Exercise objective:
Begin at the first line of the data and copy each line through the one containing "plt.rcParams['font.family'] = ['Liberation", that line included, with no pictures.

☆ ☆ ☆ ☆ ☆ ☆ ☆

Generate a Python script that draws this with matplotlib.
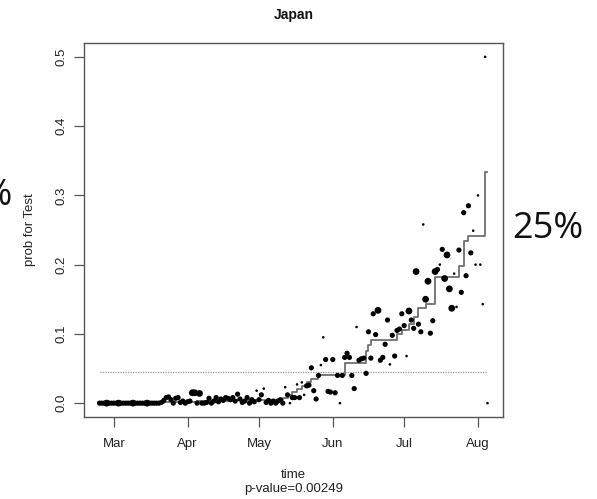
import matplotlib
matplotlib.use('Agg')
import matplotlib.pyplot as plt
import matplotlib.dates as mdates
import numpy as np
import pandas as pd

plt.rcParams['font.family'] = ['Liberation Sans', 'DejaVu Sans']

# ---------------- data ----------------
first_day = '2020-02-24'
prob_values = [
    # Feb 24 - Mar 21
    0.0, 0.0, 0.0, 0.0, 0.0, 0.0, 0.0, 0.0, 0.0, 0.0,
    0.0, 0.0, 0.0, 0.0, 0.0, 0.0, 0.0, 0.0, 0.0, 0.0,
    0.0, 0.0, 0.0, 0.0, 0.0, 0.0, 0.001,
    # Mar 22 -
    0.004, 0.008, 0.009, 0.005, 0.0, 0.007, 0.008, 0.001, 0.003, 0.0,
    0.002, 0.003, 0.015, 0.015, 0.0, 0.014, 0.0, 0.0, 0.001, 0.007,
    0.0, 0.003, 0.008, 0.002, 0.006, 0.004, 0.008, 0.007, 0.005, 0.008,
    0.003, 0.013, 0.006, 0.001, 0.003, 0.008, 0.0, 0.005, 0.002, 0.018,
    0.005, 0.012, 0.021, 0.001, 0.004, 0.0, 0.003, 0.0, 0.003, 0.005,
    0.0, 0.023, 0.012, 0.0, 0.008, 0.008, 0.027, 0.008, 0.030, 0.012,
    0.025, 0.026, 0.051, 0.018, 0.006, 0.040, 0.055, 0.095, 0.063, 0.017,
    0.016, 0.063, 0.015, 0.040, 0.0, 0.040, 0.066, 0.072, 0.066, 0.040,
    0.021, 0.110, 0.062, 0.064, 0.065, 0.043, 0.103, 0.065, 0.129, 0.099,
    0.134, 0.062, 0.066, 0.085, 0.120, 0.056, 0.098, 0.068, 0.105, 0.107,
    0.129, 0.112, 0.068, 0.133, 0.120, 0.108, 0.190, 0.114, 0.103, 0.258,
    0.150, 0.176, 0.101, 0.119, 0.190, 0.193, 0.200, 0.222, 0.180, 0.214,
    0.165, 0.137, 0.187, 0.139, 0.221, 0.160, 0.275, 0.184, 0.285, 0.217,
    0.249, 0.200, 0.300, 0.200, 0.143, 0.500, 0.0,
]
# relative weight of each daily point (1 small, 2 medium, 3 large)
point_weight = [
    2, 2, 2, 3, 2, 2, 2, 2, 3, 2,
    2, 2, 2, 2, 3, 2, 2, 2, 2, 2,
    3, 2, 2, 2, 2, 2, 2,
    2, 2, 2, 2, 2, 2, 2, 2, 2, 2,
    2, 2, 3, 3, 2, 3, 2, 2, 2, 2,
    2, 2, 2, 2, 2, 2, 2, 2, 2, 2,
    2, 2, 2, 2, 2, 2, 2, 2, 2, 1,
    2, 2, 1, 2, 2, 2, 2, 2, 2, 2,
    2, 1, 2, 1, 2, 2, 1, 2, 1, 1,
    2, 2, 2, 2, 2, 2, 1, 1, 2, 2,
    2, 2, 2, 2, 1, 2, 2, 2, 2, 2,
    2, 1, 2, 2, 2, 2, 2, 2, 2, 2,
    3, 2, 2, 2, 2, 1, 2, 2, 2, 2,
    2, 2, 1, 3, 2, 2, 3, 2, 2, 1,
    3, 3, 2, 2, 3, 2, 1, 2, 3, 3,
    3, 3, 1, 1, 2, 2, 2, 2, 2, 2,
    1, 1, 1, 1, 1, 1, 1,
]
step_dates = ['2020-02-24', '2020-03-22', '2020-04-05', '2020-04-20', '2020-05-09',
              '2020-05-11', '2020-05-13', '2020-05-15', '2020-05-17', '2020-05-19',
              '2020-05-21', '2020-05-23', '2020-05-26', '2020-06-06', '2020-06-15',
              '2020-06-16', '2020-06-17', '2020-06-28', '2020-06-30', '2020-07-03',
              '2020-07-05', '2020-07-07', '2020-07-10', '2020-07-14', '2020-07-24',
              '2020-07-26', '2020-07-28', '2020-08-04', '2020-08-05']
step_values = [0.0, 0.002, 0.003, 0.004, 0.005,
               0.008, 0.012, 0.016, 0.020, 0.025,
               0.030, 0.035, 0.041, 0.058, 0.075,
               0.084, 0.0915, 0.100, 0.106, 0.115,
               0.125, 0.137, 0.1435, 0.1816, 0.1975,
               0.2336, 0.2408, 0.3338, 0.3338]
baseline = 0.0448
month_ticks = ['2020-03-01', '2020-04-01', '2020-05-01', '2020-06-01', '2020-07-01', '2020-08-01']
y_ticks = [0.0, 0.1, 0.2, 0.3, 0.4, 0.5]
title = 'Japan'
xlabel = 'time\np-value=0.00249'
ylabel = 'prob for Test'

# ---------------- plot ----------------
dates = pd.date_range(first_day, periods=len(prob_values), freq='D')
sdates = pd.to_datetime(step_dates)

W, H = 597, 499
fig = plt.figure(figsize=(W / 100, H / 100), dpi=100)
ax = fig.add_axes([84 / W, 1 - 417 / H, (503 - 84) / W, (417 - 43) / H])

size_map = {1: 3.5, 2: 14.0, 3: 24.0}
sizes = [size_map[w] for w in point_weight]
ax.scatter(dates, prob_values, s=sizes, c='black', edgecolors='none', zorder=3)
ax.plot(sdates, step_values, drawstyle='steps-post', color='#707070', lw=1.3, zorder=2)
ax.plot([dates[0], dates[-1]], [baseline, baseline], color='#999999', lw=0.9,
        linestyle=(0, (1, 1.0)), zorder=1)

x0 = mdates.date2num(dates[0]); x1 = mdates.date2num(dates[-1])
pad = (x1 - x0) * 0.04
ax.set_xlim(x0 - pad, x1 + pad)
ax.set_ylim(-0.02, 0.52)

ax.set_xticks(pd.to_datetime(month_ticks))
ax.xaxis.set_major_formatter(mdates.DateFormatter('%b'))
ax.set_yticks(y_ticks)
ax.set_yticklabels([f'{v:.1f}' for v in y_ticks], rotation=90, va='center')

for sp in ax.spines.values():
    sp.set_color('#555555')
    sp.set_linewidth(1.0)
ax.tick_params(axis='both', length=7, width=0.9, color='#555555', labelsize=9.5,
               labelcolor='#222222')
ax.tick_params(axis='x', pad=8)
ax.tick_params(axis='y', pad=5)

ax.set_title(title, fontsize=10, fontweight='bold', pad=17, color='#111111')
ax.set_xlabel(xlabel, fontsize=9.5, labelpad=14, color='#222222', linespacing=1.2)
ax.set_ylabel(ylabel, fontsize=9.5, labelpad=14, color='#222222')

# slide overlay annotations (the left one is cut by the edge, as in the source slide)
fig.text(512 / W, 1 - 229 / H, '25%', fontsize=26, family='Open Sans',
         ha='left', va='center', color='#111111')
fig.text(13 / W, 1 - 196 / H, '15%', fontsize=26, family='Open Sans',
         ha='right', va='center', color='#111111')

fig.savefig('out.png', dpi=100)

☆ ☆ ☆ ☆ ☆ ☆ ☆

Written answer:
Generate a Python script that draws this with matplotlib.
import matplotlib
matplotlib.use('Agg')
import matplotlib.pyplot as plt
import matplotlib.dates as mdates
import numpy as np
import pandas as pd

plt.rcParams['font.family'] = ['Liberation Sans', 'DejaVu Sans']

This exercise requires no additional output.